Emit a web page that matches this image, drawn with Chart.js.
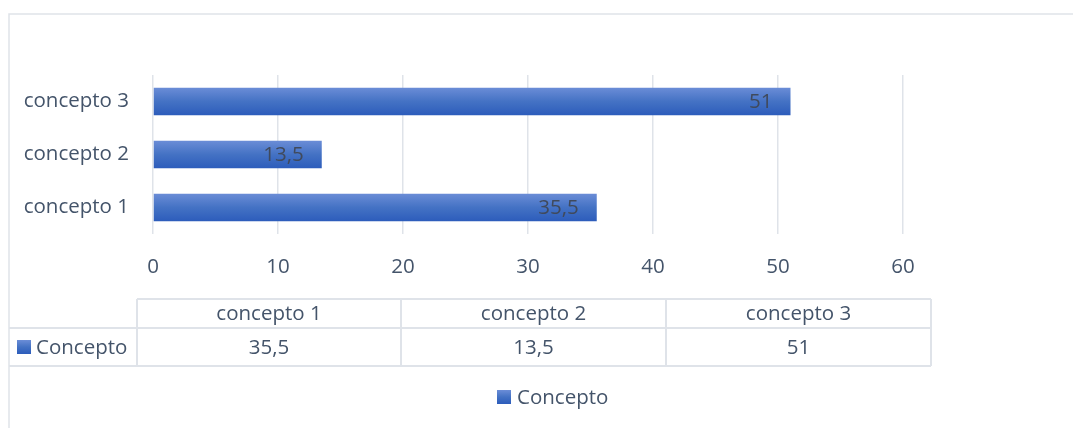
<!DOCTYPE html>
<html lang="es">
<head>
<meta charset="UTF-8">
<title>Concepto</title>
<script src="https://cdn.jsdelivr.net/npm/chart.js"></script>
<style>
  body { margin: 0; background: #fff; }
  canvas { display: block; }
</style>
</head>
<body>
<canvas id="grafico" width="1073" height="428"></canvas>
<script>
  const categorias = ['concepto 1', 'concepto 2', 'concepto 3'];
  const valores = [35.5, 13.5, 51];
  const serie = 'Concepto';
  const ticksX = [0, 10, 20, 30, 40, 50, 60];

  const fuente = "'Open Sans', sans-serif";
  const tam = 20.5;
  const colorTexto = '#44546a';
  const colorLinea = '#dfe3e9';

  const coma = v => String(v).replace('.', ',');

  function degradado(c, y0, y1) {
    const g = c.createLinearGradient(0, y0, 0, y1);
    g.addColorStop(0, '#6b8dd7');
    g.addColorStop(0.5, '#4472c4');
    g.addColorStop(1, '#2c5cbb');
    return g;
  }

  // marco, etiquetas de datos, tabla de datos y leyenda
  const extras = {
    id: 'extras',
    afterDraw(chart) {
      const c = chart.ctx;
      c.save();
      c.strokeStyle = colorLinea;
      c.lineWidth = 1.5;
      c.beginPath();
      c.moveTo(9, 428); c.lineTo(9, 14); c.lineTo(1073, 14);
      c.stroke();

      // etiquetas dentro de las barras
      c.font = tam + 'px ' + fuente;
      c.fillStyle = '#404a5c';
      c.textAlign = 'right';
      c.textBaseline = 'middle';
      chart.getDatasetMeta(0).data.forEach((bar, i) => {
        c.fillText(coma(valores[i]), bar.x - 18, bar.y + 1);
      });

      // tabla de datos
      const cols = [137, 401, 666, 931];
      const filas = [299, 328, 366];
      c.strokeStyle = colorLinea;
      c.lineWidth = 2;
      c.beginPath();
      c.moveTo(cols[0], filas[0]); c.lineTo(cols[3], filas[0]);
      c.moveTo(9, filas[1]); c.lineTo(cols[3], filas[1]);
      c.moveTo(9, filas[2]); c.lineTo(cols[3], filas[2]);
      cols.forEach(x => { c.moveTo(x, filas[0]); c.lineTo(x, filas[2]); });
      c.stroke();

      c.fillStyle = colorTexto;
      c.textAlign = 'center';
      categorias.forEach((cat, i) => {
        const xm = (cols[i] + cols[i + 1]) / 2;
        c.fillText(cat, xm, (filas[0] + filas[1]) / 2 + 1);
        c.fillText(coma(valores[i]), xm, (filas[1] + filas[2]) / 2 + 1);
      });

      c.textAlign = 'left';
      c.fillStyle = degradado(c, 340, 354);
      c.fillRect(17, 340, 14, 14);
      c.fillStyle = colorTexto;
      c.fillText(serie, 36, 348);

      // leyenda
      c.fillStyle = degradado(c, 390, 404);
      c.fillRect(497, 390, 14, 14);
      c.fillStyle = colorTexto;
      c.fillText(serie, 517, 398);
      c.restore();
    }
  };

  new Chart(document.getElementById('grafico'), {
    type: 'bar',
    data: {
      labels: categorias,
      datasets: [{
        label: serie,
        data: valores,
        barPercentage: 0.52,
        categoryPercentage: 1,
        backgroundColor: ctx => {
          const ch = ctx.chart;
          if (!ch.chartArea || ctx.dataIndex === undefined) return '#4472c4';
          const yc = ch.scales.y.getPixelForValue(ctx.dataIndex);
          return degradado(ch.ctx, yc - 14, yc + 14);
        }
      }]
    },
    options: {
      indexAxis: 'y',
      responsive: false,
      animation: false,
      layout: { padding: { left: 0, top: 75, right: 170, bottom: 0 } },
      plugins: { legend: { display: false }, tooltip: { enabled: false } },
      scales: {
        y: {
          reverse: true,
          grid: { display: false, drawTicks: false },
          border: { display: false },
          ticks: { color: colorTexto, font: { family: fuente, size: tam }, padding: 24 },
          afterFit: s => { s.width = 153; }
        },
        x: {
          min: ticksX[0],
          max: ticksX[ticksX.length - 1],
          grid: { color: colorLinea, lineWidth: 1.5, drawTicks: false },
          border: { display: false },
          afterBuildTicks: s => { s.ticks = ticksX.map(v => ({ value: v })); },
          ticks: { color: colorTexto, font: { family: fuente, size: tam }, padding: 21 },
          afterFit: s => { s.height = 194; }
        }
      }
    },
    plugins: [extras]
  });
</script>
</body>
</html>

· · · · ·

*EXERCISE GOAL*
Ignore the images and quote every line of the listing exactly.

*FINAL RESULT*
Emit a web page that matches this image, drawn with Chart.js.
<!DOCTYPE html>
<html lang="es">
<head>
<meta charset="UTF-8">
<title>Concepto</title>
<script src="https://cdn.jsdelivr.net/npm/chart.js"></script>
<style>
  body { margin: 0; background: #fff; }
  canvas { display: block; }
</style>
</head>
<body>
<canvas id="grafico" width="1073" height="428"></canvas>
<script>
  const categorias = ['concepto 1', 'concepto 2', 'concepto 3'];
  const valores = [35.5, 13.5, 51];
  const serie = 'Concepto';
  const ticksX = [0, 10, 20, 30, 40, 50, 60];

  const fuente = "'Open Sans', sans-serif";
  const tam = 20.5;
  const colorTexto = '#44546a';
  const colorLinea = '#dfe3e9';

  const coma = v => String(v).replace('.', ',');

  function degradado(c, y0, y1) {
    const g = c.createLinearGradient(0, y0, 0, y1);
    g.addColorStop(0, '#6b8dd7');
    g.addColorStop(0.5, '#4472c4');
    g.addColorStop(1, '#2c5cbb');
    return g;
  }

  // marco, etiquetas de datos, tabla de datos y leyenda
  const extras = {
    id: 'extras',
    afterDraw(chart) {
      const c = chart.ctx;
      c.save();
      c.strokeStyle = colorLinea;
      c.lineWidth = 1.5;
      c.beginPath();
      c.moveTo(9, 428); c.lineTo(9, 14); c.lineTo(1073, 14);
      c.stroke();

      // etiquetas dentro de las barras
      c.font = tam + 'px ' + fuente;
      c.fillStyle = '#404a5c';
      c.textAlign = 'right';
      c.textBaseline = 'middle';
      chart.getDatasetMeta(0).data.forEach((bar, i) => {
        c.fillText(coma(valores[i]), bar.x - 18, bar.y + 1);
      });

      // tabla de datos
      const cols = [137, 401, 666, 931];
      const filas = [299, 328, 366];
      c.strokeStyle = colorLinea;
      c.lineWidth = 2;
      c.beginPath();
      c.moveTo(cols[0], filas[0]); c.lineTo(cols[3], filas[0]);
      c.moveTo(9, filas[1]); c.lineTo(cols[3], filas[1]);
      c.moveTo(9, filas[2]); c.lineTo(cols[3], filas[2]);
      cols.forEach(x => { c.moveTo(x, filas[0]); c.lineTo(x, filas[2]); });
      c.stroke();

      c.fillStyle = colorTexto;
      c.textAlign = 'center';
      categorias.forEach((cat, i) => {
        const xm = (cols[i] + cols[i + 1]) / 2;
        c.fillText(cat, xm, (filas[0] + filas[1]) / 2 + 1);
        c.fillText(coma(valores[i]), xm, (filas[1] + filas[2]) / 2 + 1);
      });

      c.textAlign = 'left';
      c.fillStyle = degradado(c, 340, 354);
      c.fillRect(17, 340, 14, 14);
      c.fillStyle = colorTexto;
      c.fillText(serie, 36, 348);

      // leyenda
      c.fillStyle = degradado(c, 390, 404);
      c.fillRect(497, 390, 14, 14);
      c.fillStyle = colorTexto;
      c.fillText(serie, 517, 398);
      c.restore();
    }
  };

  new Chart(document.getElementById('grafico'), {
    type: 'bar',
    data: {
      labels: categorias,
      datasets: [{
        label: serie,
        data: valores,
        barPercentage: 0.52,
        categoryPercentage: 1,
        backgroundColor: ctx => {
          const ch = ctx.chart;
          if (!ch.chartArea || ctx.dataIndex === undefined) return '#4472c4';
          const yc = ch.scales.y.getPixelForValue(ctx.dataIndex);
          return degradado(ch.ctx, yc - 14, yc + 14);
        }
      }]
    },
    options: {
      indexAxis: 'y',
      responsive: false,
      animation: false,
      layout: { padding: { left: 0, top: 75, right: 170, bottom: 0 } },
      plugins: { legend: { display: false }, tooltip: { enabled: false } },
      scales: {
        y: {
          reverse: true,
          grid: { display: false, drawTicks: false },
          border: { display: false },
          ticks: { color: colorTexto, font: { family: fuente, size: tam }, padding: 24 },
          afterFit: s => { s.width = 153; }
        },
        x: {
          min: ticksX[0],
          max: ticksX[ticksX.length - 1],
          grid: { color: colorLinea, lineWidth: 1.5, drawTicks: false },
          border: { display: false },
          afterBuildTicks: s => { s.ticks = ticksX.map(v => ({ value: v })); },
          ticks: { color: colorTexto, font: { family: fuente, size: tam }, padding: 21 },
          afterFit: s => { s.height = 194; }
        }
      }
    },
    plugins: [extras]
  });
</script>
</body>
</html>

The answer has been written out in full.